Collected data entries
=======
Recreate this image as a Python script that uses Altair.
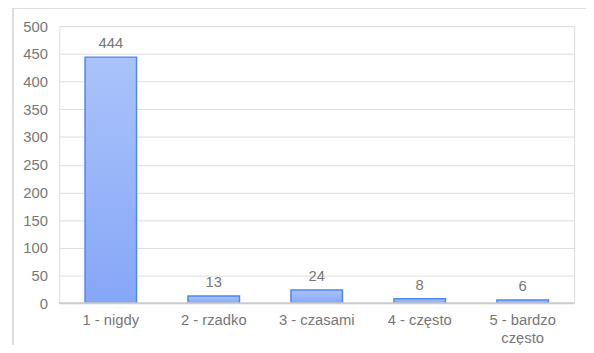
import altair as alt
import pandas as pd

categories = ["1 - nigdy", "2 - rzadko", "3 - czasami", "4 - często", "5 - bardzo często"]
values = [444, 13, 24, 8, 6]
y_ticks = [0, 50, 100, 150, 200, 250, 300, 350, 400, 450, 500]

df = pd.DataFrame({"cat": categories, "val": values})

FONT = "Liberation Sans"
GRAY = "#777777"

x_enc = alt.X(
    "cat:N",
    sort=categories,
    title=None,
    scale=alt.Scale(paddingInner=0.5, paddingOuter=0.25),
    axis=alt.Axis(
        labelAngle=0,
        ticks=False,
        domain=False,
        labelColor=GRAY,
        labelFont=FONT,
        labelFontSize=15,
        labelPadding=10,
        labelLineHeight=18,
        labelExpr="datum.value == '5 - bardzo często' ? ['5 - bardzo', 'często'] : datum.value",
    ),
)
y_enc = alt.Y(
    "val:Q",
    title=None,
    scale=alt.Scale(domain=[0, 500], nice=False),
    axis=alt.Axis(
        values=y_ticks,
        ticks=False,
        domain=False,
        labelOverlap=False,
        labelColor=GRAY,
        labelFont=FONT,
        labelFontSize=15,
        labelPadding=12,
        gridColor="#dcdcdc",
        gridWidth=1,
    ),
)

bars = alt.Chart(df).mark_bar(
    color=alt.Gradient(
        gradient="linear",
        stops=[
            alt.GradientStop(color="#aac3fa", offset=0),
            alt.GradientStop(color="#86a7f8", offset=1),
        ],
        x1=0, x2=0, y1=0, y2=1,
    ),
    stroke="#4d87f2",
    strokeWidth=1.5,
).encode(x=x_enc, y=y_enc)

labels = alt.Chart(df).mark_text(
    baseline="alphabetic",
    dy=-9,
    font=FONT,
    fontSize=15,
    color=GRAY,
).encode(x=x_enc, y=y_enc, text="val:Q")

baseline = alt.Chart(df).mark_rule(color="#cccccc").encode(
    x=alt.value(0), x2=alt.value(522), y=alt.value(281)
)

border_left = alt.Chart(df).mark_rule(color="#dddddd", strokeWidth=1.5).encode(
    x=alt.value(-47), y=alt.value(-18), y2=alt.value(330)
)
border_top = alt.Chart(df).mark_rule(color="#dddddd", strokeWidth=1.5).encode(
    x=alt.value(-47), x2=alt.value(540), y=alt.value(-18)
)

chart = (
    alt.layer(bars, labels, baseline, border_left, border_top)
    .properties(
        width=522,
        height=281,
        autosize=alt.AutoSizeParams(type="none"),
        padding={"left": 52, "top": 16, "right": 12, "bottom": 40},
    )
    .configure_view(stroke=None)
    .configure(background="white")
)

chart.save("out.html", embed_options={"renderer": "svg", "actions": False})
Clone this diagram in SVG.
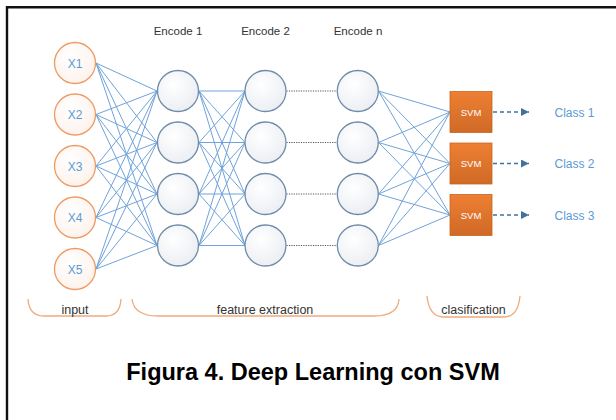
<svg xmlns="http://www.w3.org/2000/svg" width="616" height="420" viewBox="0 0 616 420">
<defs>
<radialGradient id="gIn" cx="0.4" cy="0.35" r="0.75"><stop offset="0" stop-color="#ffffff"/><stop offset="1" stop-color="#fdf1ea"/></radialGradient>
<radialGradient id="gEnc" cx="0.4" cy="0.35" r="0.75"><stop offset="0" stop-color="#ffffff"/><stop offset="1" stop-color="#e9ecf1"/></radialGradient>
<linearGradient id="gSvm" x1="0" y1="0" x2="0" y2="1"><stop offset="0" stop-color="#ee7f33"/><stop offset="1" stop-color="#cf6a26"/></linearGradient>
<marker id="arr" viewBox="0 0 10 10" refX="10" refY="5" markerWidth="8" markerHeight="8" markerUnits="userSpaceOnUse" orient="auto"><path d="M0,0 L10,5 L0,10 z" fill="#41719c"/></marker>
</defs>
<style>
.inC{fill:url(#gIn);stroke:#ee9a63;stroke-width:1.3}
.encC{fill:url(#gEnc);stroke:#6f8cab;stroke-width:1.3}
.svm{fill:url(#gSvm);stroke:#c9651f;stroke-width:0.8}
.lk{stroke:#6fa3da;stroke-width:1;fill:none}
.dot{stroke:#555;stroke-width:1;stroke-dasharray:1.2 1.2;fill:none}
.out{stroke:#41719c;stroke-width:1.3;stroke-dasharray:4 3;fill:none}
.brk{stroke:#f0a97a;stroke-width:1.3;fill:none}
.xl{font-family:"Liberation Sans",Arial,sans-serif;font-size:12px;fill:#5b9bd5;text-anchor:middle}
.lbl{font-family:"Liberation Sans",Arial,sans-serif;font-size:11.5px;fill:#333;text-anchor:middle}
.blbl{font-family:"Liberation Sans",Arial,sans-serif;font-size:12.5px;fill:#333;text-anchor:middle}
.svmt{font-family:"Liberation Sans",Arial,sans-serif;font-size:9.5px;fill:#fff;text-anchor:middle}
.cls{font-family:"Liberation Sans",Arial,sans-serif;font-size:12px;fill:#5b9bd5;text-anchor:middle}
.cap{font-family:"Liberation Sans",Arial,sans-serif;font-size:23.5px;font-weight:bold;fill:#000;text-anchor:middle}
</style>
<rect width="616" height="420" fill="#fff"/>
<path d="M7,420 V7.3 H616" fill="none" stroke="#111" stroke-width="2.4"/>

<g id="connectors">
<path class="lk" d="M96,63 L157,91 M96,63 L157,142.5 M96,63 L157,194 M96,63 L157,245.5
M96,114.5 L157,91 M96,114.5 L157,142.5 M96,114.5 L157,194 M96,114.5 L157,245.5
M96,166 L157,91 M96,166 L157,142.5 M96,166 L157,194 M96,166 L157,245.5
M96,217.5 L157,91 M96,217.5 L157,142.5 M96,217.5 L157,194 M96,217.5 L157,245.5
M96,269 L157,91 M96,269 L157,142.5 M96,269 L157,194 M96,269 L157,245.5"/>
<path class="lk" d="M199,91 L245,91 M199,91 L245,142.5 M199,91 L245,194 M199,91 L245,245.5
M199,142.5 L245,91 M199,142.5 L245,142.5 M199,142.5 L245,194 M199,142.5 L245,245.5
M199,194 L245,91 M199,194 L245,142.5 M199,194 L245,194 M199,194 L245,245.5
M199,245.5 L245,91 M199,245.5 L245,142.5 M199,245.5 L245,194 M199,245.5 L245,245.5"/>
<path class="dot" d="M286.5,91 H337 M286.5,142.5 H337 M286.5,194 H337 M286.5,245.5 H337"/>
<path class="lk" d="M378.5,91 L450,112 M378.5,91 L450,163.5 M378.5,91 L450,215
M378.5,142.5 L450,112 M378.5,142.5 L450,163.5 M378.5,142.5 L450,215
M378.5,194 L450,112 M378.5,194 L450,163.5 M378.5,194 L450,215
M378.5,245.5 L450,112 M378.5,245.5 L450,163.5 M378.5,245.5 L450,215"/>
<path class="out" d="M493,112 H529" marker-end="url(#arr)"/>
<path class="out" d="M493,163.5 H529" marker-end="url(#arr)"/>
<path class="out" d="M493,215 H529" marker-end="url(#arr)"/>
</g>

<g id="x1"><circle class="inC" cx="75" cy="63" r="20.5"/><text class="xl" x="75" y="67.5">X1</text></g>
<g id="x2"><circle class="inC" cx="75" cy="114.5" r="20.5"/><text class="xl" x="75" y="119">X2</text></g>
<g id="x3"><circle class="inC" cx="75" cy="166" r="20.5"/><text class="xl" x="75" y="170.5">X3</text></g>
<g id="x4"><circle class="inC" cx="75" cy="217.5" r="20.5"/><text class="xl" x="75" y="222">X4</text></g>
<g id="x5"><circle class="inC" cx="75" cy="269" r="20.5"/><text class="xl" x="75" y="273.5">X5</text></g>

<g id="enc1">
<text class="lbl" x="178" y="35">Encode 1</text>
<circle class="encC" cx="178" cy="91" r="20.5"/>
<circle class="encC" cx="178" cy="142.5" r="20.5"/>
<circle class="encC" cx="178" cy="194" r="20.5"/>
<circle class="encC" cx="178" cy="245.5" r="20.5"/>
</g>
<g id="enc2">
<text class="lbl" x="265.5" y="35">Encode 2</text>
<circle class="encC" cx="265.5" cy="91" r="20.5"/>
<circle class="encC" cx="265.5" cy="142.5" r="20.5"/>
<circle class="encC" cx="265.5" cy="194" r="20.5"/>
<circle class="encC" cx="265.5" cy="245.5" r="20.5"/>
</g>
<g id="encn">
<text class="lbl" x="358" y="35">Encode n</text>
<circle class="encC" cx="357.8" cy="91" r="20.5"/>
<circle class="encC" cx="357.8" cy="142.5" r="20.5"/>
<circle class="encC" cx="357.8" cy="194" r="20.5"/>
<circle class="encC" cx="357.8" cy="245.5" r="20.5"/>
</g>

<g id="svm1"><rect class="svm" x="450" y="91.5" width="42" height="41"/><text class="svmt" x="471" y="115.5">SVM</text></g>
<g id="svm2"><rect class="svm" x="450" y="143" width="42" height="41"/><text class="svmt" x="471" y="167">SVM</text></g>
<g id="svm3"><rect class="svm" x="450" y="194.5" width="42" height="41"/><text class="svmt" x="471" y="218.5">SVM</text></g>

<g id="class1"><text class="cls" x="574.5" y="116.5">Class 1</text></g>
<g id="class2"><text class="cls" x="574.5" y="168">Class 2</text></g>
<g id="class3"><text class="cls" x="574.5" y="219.5">Class 3</text></g>

<g id="input-label">
<path class="brk" d="M28,299 Q29,316 44,316 H106 Q120,316 121,299"/>
<text class="blbl" x="75" y="313.5">input</text>
</g>
<g id="feature-label">
<path class="brk" d="M132,299 Q134,316 158,316 H374 Q398,316 399,299"/>
<text class="blbl" x="265" y="313.5">feature extraction</text>
</g>
<g id="clasification-label">
<path class="brk" d="M427,296 Q429,317 444,317 H504 Q518,317 520,296"/>
<text class="blbl" x="473.5" y="313.5">clasification</text>
</g>

<text class="cap" x="313" y="380">Figura 4. Deep Learning con SVM</text>
</svg>
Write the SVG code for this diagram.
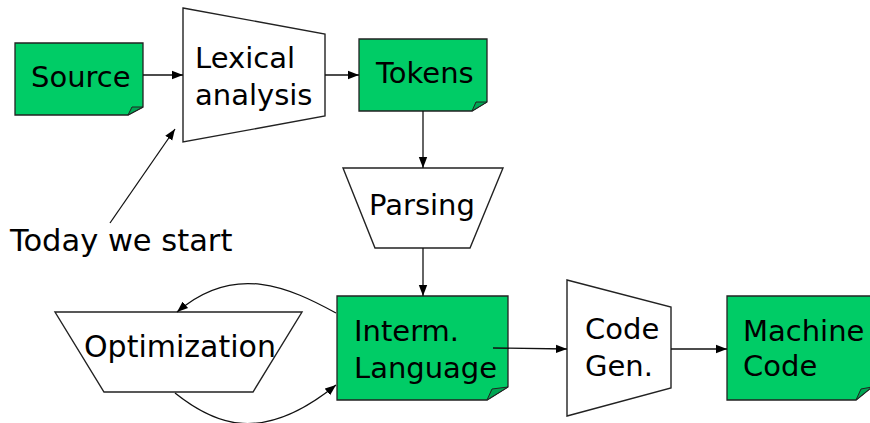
=======
* [WHAT YOU ARE ASKED TO DO] Return the number of lines that include the word "this", and nothing else.

* [THE REPLY] 3